• [GOAL OF THE EXERCISE]: Return the material word for word. Do not include pictures.

• [INFORMATION SHOWN]:
-.-.-

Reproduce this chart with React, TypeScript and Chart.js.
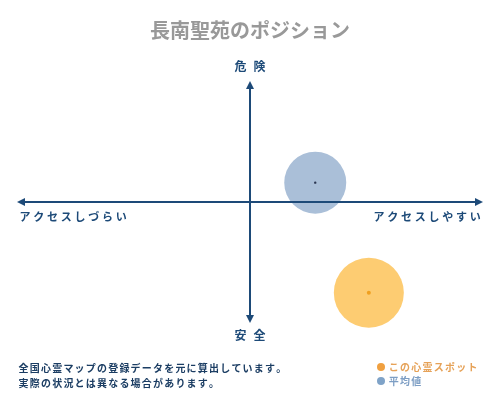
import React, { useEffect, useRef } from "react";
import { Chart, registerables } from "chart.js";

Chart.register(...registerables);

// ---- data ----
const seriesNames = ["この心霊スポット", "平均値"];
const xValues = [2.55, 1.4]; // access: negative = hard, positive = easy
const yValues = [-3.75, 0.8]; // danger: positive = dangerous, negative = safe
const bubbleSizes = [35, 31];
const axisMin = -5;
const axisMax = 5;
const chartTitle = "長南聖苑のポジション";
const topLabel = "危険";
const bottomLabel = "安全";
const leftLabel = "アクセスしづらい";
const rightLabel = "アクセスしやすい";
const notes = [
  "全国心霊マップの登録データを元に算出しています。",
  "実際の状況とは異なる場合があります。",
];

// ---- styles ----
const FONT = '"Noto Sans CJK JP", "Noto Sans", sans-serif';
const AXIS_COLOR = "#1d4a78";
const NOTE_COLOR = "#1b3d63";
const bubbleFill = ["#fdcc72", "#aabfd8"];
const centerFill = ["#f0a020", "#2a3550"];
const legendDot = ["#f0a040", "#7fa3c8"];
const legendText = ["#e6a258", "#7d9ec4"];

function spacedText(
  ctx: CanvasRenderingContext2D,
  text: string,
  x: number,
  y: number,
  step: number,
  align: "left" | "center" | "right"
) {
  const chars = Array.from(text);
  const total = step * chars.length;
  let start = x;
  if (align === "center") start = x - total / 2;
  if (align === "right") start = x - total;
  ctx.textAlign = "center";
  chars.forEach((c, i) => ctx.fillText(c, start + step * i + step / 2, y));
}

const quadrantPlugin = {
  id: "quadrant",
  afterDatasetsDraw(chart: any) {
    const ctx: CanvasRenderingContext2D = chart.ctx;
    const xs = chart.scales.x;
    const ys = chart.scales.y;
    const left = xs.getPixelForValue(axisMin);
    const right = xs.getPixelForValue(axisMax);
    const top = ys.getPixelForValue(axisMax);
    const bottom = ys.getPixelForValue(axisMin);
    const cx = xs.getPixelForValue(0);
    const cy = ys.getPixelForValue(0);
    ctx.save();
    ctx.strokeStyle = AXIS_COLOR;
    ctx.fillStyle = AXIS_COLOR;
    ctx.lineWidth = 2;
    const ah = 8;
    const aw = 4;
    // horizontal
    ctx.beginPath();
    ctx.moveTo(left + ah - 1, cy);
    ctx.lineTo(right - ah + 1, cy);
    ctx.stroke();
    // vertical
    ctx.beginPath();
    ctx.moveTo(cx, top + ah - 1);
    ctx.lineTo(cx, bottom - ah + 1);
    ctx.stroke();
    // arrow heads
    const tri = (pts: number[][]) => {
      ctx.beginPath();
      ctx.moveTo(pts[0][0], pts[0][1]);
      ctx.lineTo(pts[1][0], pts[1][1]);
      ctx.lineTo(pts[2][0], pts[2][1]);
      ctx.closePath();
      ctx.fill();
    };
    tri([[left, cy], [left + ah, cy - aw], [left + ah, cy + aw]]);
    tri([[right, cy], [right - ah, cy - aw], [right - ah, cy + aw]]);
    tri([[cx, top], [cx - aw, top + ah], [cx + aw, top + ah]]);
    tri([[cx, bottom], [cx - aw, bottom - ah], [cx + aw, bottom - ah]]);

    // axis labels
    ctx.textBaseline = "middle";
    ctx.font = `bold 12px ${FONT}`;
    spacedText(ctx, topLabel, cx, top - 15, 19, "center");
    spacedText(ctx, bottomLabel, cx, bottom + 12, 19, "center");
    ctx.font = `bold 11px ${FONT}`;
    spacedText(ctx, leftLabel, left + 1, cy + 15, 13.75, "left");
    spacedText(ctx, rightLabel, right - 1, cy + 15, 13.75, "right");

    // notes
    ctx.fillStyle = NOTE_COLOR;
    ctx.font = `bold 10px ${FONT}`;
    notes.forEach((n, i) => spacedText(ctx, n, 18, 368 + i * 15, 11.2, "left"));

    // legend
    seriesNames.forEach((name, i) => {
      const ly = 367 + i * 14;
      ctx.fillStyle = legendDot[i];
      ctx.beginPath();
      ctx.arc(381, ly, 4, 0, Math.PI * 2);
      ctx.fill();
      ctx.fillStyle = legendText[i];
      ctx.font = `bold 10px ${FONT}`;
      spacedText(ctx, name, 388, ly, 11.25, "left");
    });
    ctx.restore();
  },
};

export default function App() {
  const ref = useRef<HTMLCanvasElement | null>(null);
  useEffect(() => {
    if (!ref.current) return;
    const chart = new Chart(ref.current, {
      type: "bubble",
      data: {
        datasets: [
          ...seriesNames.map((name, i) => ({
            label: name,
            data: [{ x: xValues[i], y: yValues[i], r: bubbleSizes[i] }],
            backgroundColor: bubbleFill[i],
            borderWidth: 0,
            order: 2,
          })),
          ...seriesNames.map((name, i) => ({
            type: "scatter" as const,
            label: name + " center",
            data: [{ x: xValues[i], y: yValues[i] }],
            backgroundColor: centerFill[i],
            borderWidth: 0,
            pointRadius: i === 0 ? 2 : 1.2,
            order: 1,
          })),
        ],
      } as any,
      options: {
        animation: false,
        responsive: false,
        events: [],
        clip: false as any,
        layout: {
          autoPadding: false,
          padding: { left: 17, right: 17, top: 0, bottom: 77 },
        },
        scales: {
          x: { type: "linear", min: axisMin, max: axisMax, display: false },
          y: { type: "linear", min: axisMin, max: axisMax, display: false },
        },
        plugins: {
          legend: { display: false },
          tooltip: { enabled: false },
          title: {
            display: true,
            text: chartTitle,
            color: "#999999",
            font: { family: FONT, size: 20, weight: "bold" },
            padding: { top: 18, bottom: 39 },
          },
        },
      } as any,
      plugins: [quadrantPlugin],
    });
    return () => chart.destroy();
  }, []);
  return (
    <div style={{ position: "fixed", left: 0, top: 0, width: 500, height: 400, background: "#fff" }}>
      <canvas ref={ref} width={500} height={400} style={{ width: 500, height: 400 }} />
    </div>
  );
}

-.-.-

• [EXERCISE RESPONSE]:
Reproduce this chart with React, TypeScript and Chart.js.
import React, { useEffect, useRef } from "react";
import { Chart, registerables } from "chart.js";

Chart.register(...registerables);

// ---- data ----
const seriesNames = ["この心霊スポット", "平均値"];
const xValues = [2.55, 1.4]; // access: negative = hard, positive = easy
const yValues = [-3.75, 0.8]; // danger: positive = dangerous, negative = safe
const bubbleSizes = [35, 31];
const axisMin = -5;
const axisMax = 5;
const chartTitle = "長南聖苑のポジション";
const topLabel = "危険";
const bottomLabel = "安全";
const leftLabel = "アクセスしづらい";
const rightLabel = "アクセスしやすい";
const notes = [
  "全国心霊マップの登録データを元に算出しています。",
  "実際の状況とは異なる場合があります。",
];

// ---- styles ----
const FONT = '"Noto Sans CJK JP", "Noto Sans", sans-serif';
const AXIS_COLOR = "#1d4a78";
const NOTE_COLOR = "#1b3d63";
const bubbleFill = ["#fdcc72", "#aabfd8"];
const centerFill = ["#f0a020", "#2a3550"];
const legendDot = ["#f0a040", "#7fa3c8"];
const legendText = ["#e6a258", "#7d9ec4"];

function spacedText(
  ctx: CanvasRenderingContext2D,
  text: string,
  x: number,
  y: number,
  step: number,
  align: "left" | "center" | "right"
) {
  const chars = Array.from(text);
  const total = step * chars.length;
  let start = x;
  if (align === "center") start = x - total / 2;
  if (align === "right") start = x - total;
  ctx.textAlign = "center";
  chars.forEach((c, i) => ctx.fillText(c, start + step * i + step / 2, y));
}

const quadrantPlugin = {
  id: "quadrant",
  afterDatasetsDraw(chart: any) {
    const ctx: CanvasRenderingContext2D = chart.ctx;
    const xs = chart.scales.x;
    const ys = chart.scales.y;
    const left = xs.getPixelForValue(axisMin);
    const right = xs.getPixelForValue(axisMax);
    const top = ys.getPixelForValue(axisMax);
    const bottom = ys.getPixelForValue(axisMin);
    const cx = xs.getPixelForValue(0);
    const cy = ys.getPixelForValue(0);
    ctx.save();
    ctx.strokeStyle = AXIS_COLOR;
    ctx.fillStyle = AXIS_COLOR;
    ctx.lineWidth = 2;
    const ah = 8;
    const aw = 4;
    // horizontal
    ctx.beginPath();
    ctx.moveTo(left + ah - 1, cy);
    ctx.lineTo(right - ah + 1, cy);
    ctx.stroke();
    // vertical
    ctx.beginPath();
    ctx.moveTo(cx, top + ah - 1);
    ctx.lineTo(cx, bottom - ah + 1);
    ctx.stroke();
    // arrow heads
    const tri = (pts: number[][]) => {
      ctx.beginPath();
      ctx.moveTo(pts[0][0], pts[0][1]);
      ctx.lineTo(pts[1][0], pts[1][1]);
      ctx.lineTo(pts[2][0], pts[2][1]);
      ctx.closePath();
      ctx.fill();
    };
    tri([[left, cy], [left + ah, cy - aw], [left + ah, cy + aw]]);
    tri([[right, cy], [right - ah, cy - aw], [right - ah, cy + aw]]);
    tri([[cx, top], [cx - aw, top + ah], [cx + aw, top + ah]]);
    tri([[cx, bottom], [cx - aw, bottom - ah], [cx + aw, bottom - ah]]);

    // axis labels
    ctx.textBaseline = "middle";
    ctx.font = `bold 12px ${FONT}`;
    spacedText(ctx, topLabel, cx, top - 15, 19, "center");
    spacedText(ctx, bottomLabel, cx, bottom + 12, 19, "center");
    ctx.font = `bold 11px ${FONT}`;
    spacedText(ctx, leftLabel, left + 1, cy + 15, 13.75, "left");
    spacedText(ctx, rightLabel, right - 1, cy + 15, 13.75, "right");

    // notes
    ctx.fillStyle = NOTE_COLOR;
    ctx.font = `bold 10px ${FONT}`;
    notes.forEach((n, i) => spacedText(ctx, n, 18, 368 + i * 15, 11.2, "left"));

    // legend
    seriesNames.forEach((name, i) => {
      const ly = 367 + i * 14;
      ctx.fillStyle = legendDot[i];
      ctx.beginPath();
      ctx.arc(381, ly, 4, 0, Math.PI * 2);
      ctx.fill();
      ctx.fillStyle = legendText[i];
      ctx.font = `bold 10px ${FONT}`;
      spacedText(ctx, name, 388, ly, 11.25, "left");
    });
    ctx.restore();
  },
};

export default function App() {
  const ref = useRef<HTMLCanvasElement | null>(null);
  useEffect(() => {
    if (!ref.current) return;
    const chart = new Chart(ref.current, {
      type: "bubble",
      data: {
        datasets: [
          ...seriesNames.map((name, i) => ({
            label: name,
            data: [{ x: xValues[i], y: yValues[i], r: bubbleSizes[i] }],
            backgroundColor: bubbleFill[i],
            borderWidth: 0,
            order: 2,
          })),
          ...seriesNames.map((name, i) => ({
            type: "scatter" as const,
            label: name + " center",
            data: [{ x: xValues[i], y: yValues[i] }],
            backgroundColor: centerFill[i],
            borderWidth: 0,
            pointRadius: i === 0 ? 2 : 1.2,
            order: 1,
          })),
        ],
      } as any,
      options: {
        animation: false,
        responsive: false,
        events: [],
        clip: false as any,
        layout: {
          autoPadding: false,
          padding: { left: 17, right: 17, top: 0, bottom: 77 },
        },
        scales: {
          x: { type: "linear", min: axisMin, max: axisMax, display: false },
          y: { type: "linear", min: axisMin, max: axisMax, display: false },
        },
        plugins: {
          legend: { display: false },
          tooltip: { enabled: false },
          title: {
            display: true,
            text: chartTitle,
            color: "#999999",
            font: { family: FONT, size: 20, weight: "bold" },
            padding: { top: 18, bottom: 39 },
          },
        },
      } as any,
      plugins: [quadrantPlugin],
    });
    return () => chart.destroy();
  }, []);
  return (
    <div style={{ position: "fixed", left: 0, top: 0, width: 500, height: 400, background: "#fff" }}>
      <canvas ref={ref} width={500} height={400} style={{ width: 500, height: 400 }} />
    </div>
  );
}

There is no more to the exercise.